** START DATA EXCERPT **

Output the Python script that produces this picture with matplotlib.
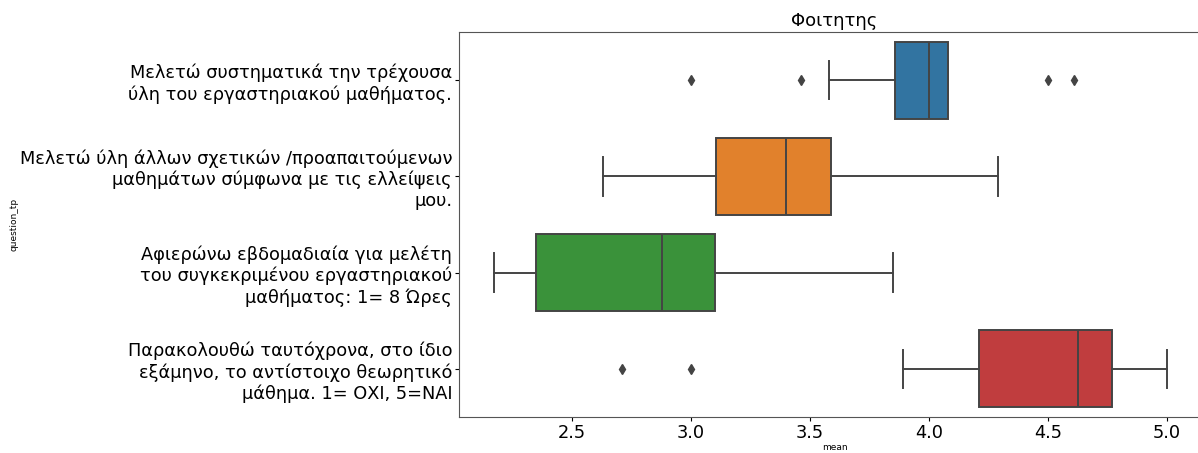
import matplotlib
matplotlib.use("Agg")
import matplotlib.pyplot as plt

# Boxplot statistics
questions = [
    "Μελετώ συστηματικά την τρέχουσα\nύλη του εργαστηριακού μαθήματος.",
    "Μελετώ ύλη άλλων σχετικών /προαπαιτούμενων\nμαθημάτων σύμφωνα με τις ελλείψεις\nμου.",
    "Αφιερώνω εβδομαδιαία για μελέτη\nτου συγκεκριμένου εργαστηριακού\nμαθήματος: 1= 8 Ώρες",
    "Παρακολουθώ ταυτόχρονα, στο ίδιο\nεξάμηνο, το αντίστοιχο θεωρητικό\nμάθημα. 1= ΟΧΙ, 5=ΝΑΙ",
]
whisker_low = [3.58, 2.63, 2.17, 3.89]
q1 = [3.857, 3.105, 2.35, 4.21]
median = [4.0, 3.40, 2.88, 4.625]
q3 = [4.08, 3.59, 3.10, 4.77]
whisker_high = [4.08, 4.29, 3.85, 5.0]
outliers = [[3.0, 3.46, 4.5, 4.61], [], [], [2.71, 3.0]]

colors = ["#3274a1", "#e1812c", "#3a923a", "#c03d3e"]
line_color = "#444444"

stats = []
for i in range(len(questions)):
    stats.append({
        "whislo": whisker_low[i], "q1": q1[i], "med": median[i],
        "q3": q3[i], "whishi": whisker_high[i], "fliers": outliers[i],
    })

fig = plt.figure(figsize=(11.98, 4.53), dpi=100)
# the right spine falls just outside the picture, as in the reference
ax = fig.add_axes([459 / 1198, 1 - 417 / 453, (1210 - 459) / 1198, (417 - 32) / 453])

positions = list(range(len(questions)))
bp = ax.bxp(
    stats, positions=positions, vert=False, widths=0.8, patch_artist=True,
    boxprops=dict(edgecolor=line_color, linewidth=1.4),
    medianprops=dict(color=line_color, linewidth=1.4),
    whiskerprops=dict(color=line_color, linewidth=1.4),
    capprops=dict(color=line_color, linewidth=1.4),
    flierprops=dict(marker="d", markersize=5, markerfacecolor=line_color,
                    markeredgecolor=line_color, linestyle="none"),
)
for patch, c in zip(bp["boxes"], colors):
    patch.set_facecolor(c)

ax.set_xlim(2.025, 2.025 + (1210 - 459) / 238)
ax.set_ylim(3.5, -0.5)
ax.set_yticks(positions)
ax.set_yticklabels(questions, fontsize=12.8, ha="right")
ax.tick_params(axis="y", pad=2, length=3)
ax.tick_params(axis="x", labelsize=12.8, pad=2, length=3)
ax.set_xticks([2.5, 3.0, 3.5, 4.0, 4.5, 5.0])
ax.set_xticklabels(["2.5", "3.0", "3.5", "4.0", "4.5", "5.0"])
ax.set_xlabel("mean", fontsize=6.5, labelpad=1)
ax.set_ylabel("question_tp", fontsize=6.5)
ax.yaxis.set_label_coords(-0.595 * 741 / 751, 0.5)
ax.set_title("Φοιτητης", fontsize=13, pad=4)

for s in ax.spines.values():
    s.set_color("#555555")

fig.savefig("out.png", dpi=100)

** END DATA EXCERPT **

● JOB: Go through the material above and print all of it exactly, except the pictures.

● SOLUTION FOR THIS EXERCISE:
Output the Python script that produces this picture with matplotlib.
import matplotlib
matplotlib.use("Agg")
import matplotlib.pyplot as plt

# Boxplot statistics
questions = [
    "Μελετώ συστηματικά την τρέχουσα\nύλη του εργαστηριακού μαθήματος.",
    "Μελετώ ύλη άλλων σχετικών /προαπαιτούμενων\nμαθημάτων σύμφωνα με τις ελλείψεις\nμου.",
    "Αφιερώνω εβδομαδιαία για μελέτη\nτου συγκεκριμένου εργαστηριακού\nμαθήματος: 1= 8 Ώρες",
    "Παρακολουθώ ταυτόχρονα, στο ίδιο\nεξάμηνο, το αντίστοιχο θεωρητικό\nμάθημα. 1= ΟΧΙ, 5=ΝΑΙ",
]
whisker_low = [3.58, 2.63, 2.17, 3.89]
q1 = [3.857, 3.105, 2.35, 4.21]
median = [4.0, 3.40, 2.88, 4.625]
q3 = [4.08, 3.59, 3.10, 4.77]
whisker_high = [4.08, 4.29, 3.85, 5.0]
outliers = [[3.0, 3.46, 4.5, 4.61], [], [], [2.71, 3.0]]

colors = ["#3274a1", "#e1812c", "#3a923a", "#c03d3e"]
line_color = "#444444"

stats = []
for i in range(len(questions)):
    stats.append({
        "whislo": whisker_low[i], "q1": q1[i], "med": median[i],
        "q3": q3[i], "whishi": whisker_high[i], "fliers": outliers[i],
    })

fig = plt.figure(figsize=(11.98, 4.53), dpi=100)
# the right spine falls just outside the picture, as in the reference
ax = fig.add_axes([459 / 1198, 1 - 417 / 453, (1210 - 459) / 1198, (417 - 32) / 453])

positions = list(range(len(questions)))
bp = ax.bxp(
    stats, positions=positions, vert=False, widths=0.8, patch_artist=True,
    boxprops=dict(edgecolor=line_color, linewidth=1.4),
    medianprops=dict(color=line_color, linewidth=1.4),
    whiskerprops=dict(color=line_color, linewidth=1.4),
    capprops=dict(color=line_color, linewidth=1.4),
    flierprops=dict(marker="d", markersize=5, markerfacecolor=line_color,
                    markeredgecolor=line_color, linestyle="none"),
)
for patch, c in zip(bp["boxes"], colors):
    patch.set_facecolor(c)

ax.set_xlim(2.025, 2.025 + (1210 - 459) / 238)
ax.set_ylim(3.5, -0.5)
ax.set_yticks(positions)
ax.set_yticklabels(questions, fontsize=12.8, ha="right")
ax.tick_params(axis="y", pad=2, length=3)
ax.tick_params(axis="x", labelsize=12.8, pad=2, length=3)
ax.set_xticks([2.5, 3.0, 3.5, 4.0, 4.5, 5.0])
ax.set_xticklabels(["2.5", "3.0", "3.5", "4.0", "4.5", "5.0"])
ax.set_xlabel("mean", fontsize=6.5, labelpad=1)
ax.set_ylabel("question_tp", fontsize=6.5)
ax.yaxis.set_label_coords(-0.595 * 741 / 751, 0.5)
ax.set_title("Φοιτητης", fontsize=13, pad=4)

for s in ax.spines.values():
    s.set_color("#555555")

fig.savefig("out.png", dpi=100)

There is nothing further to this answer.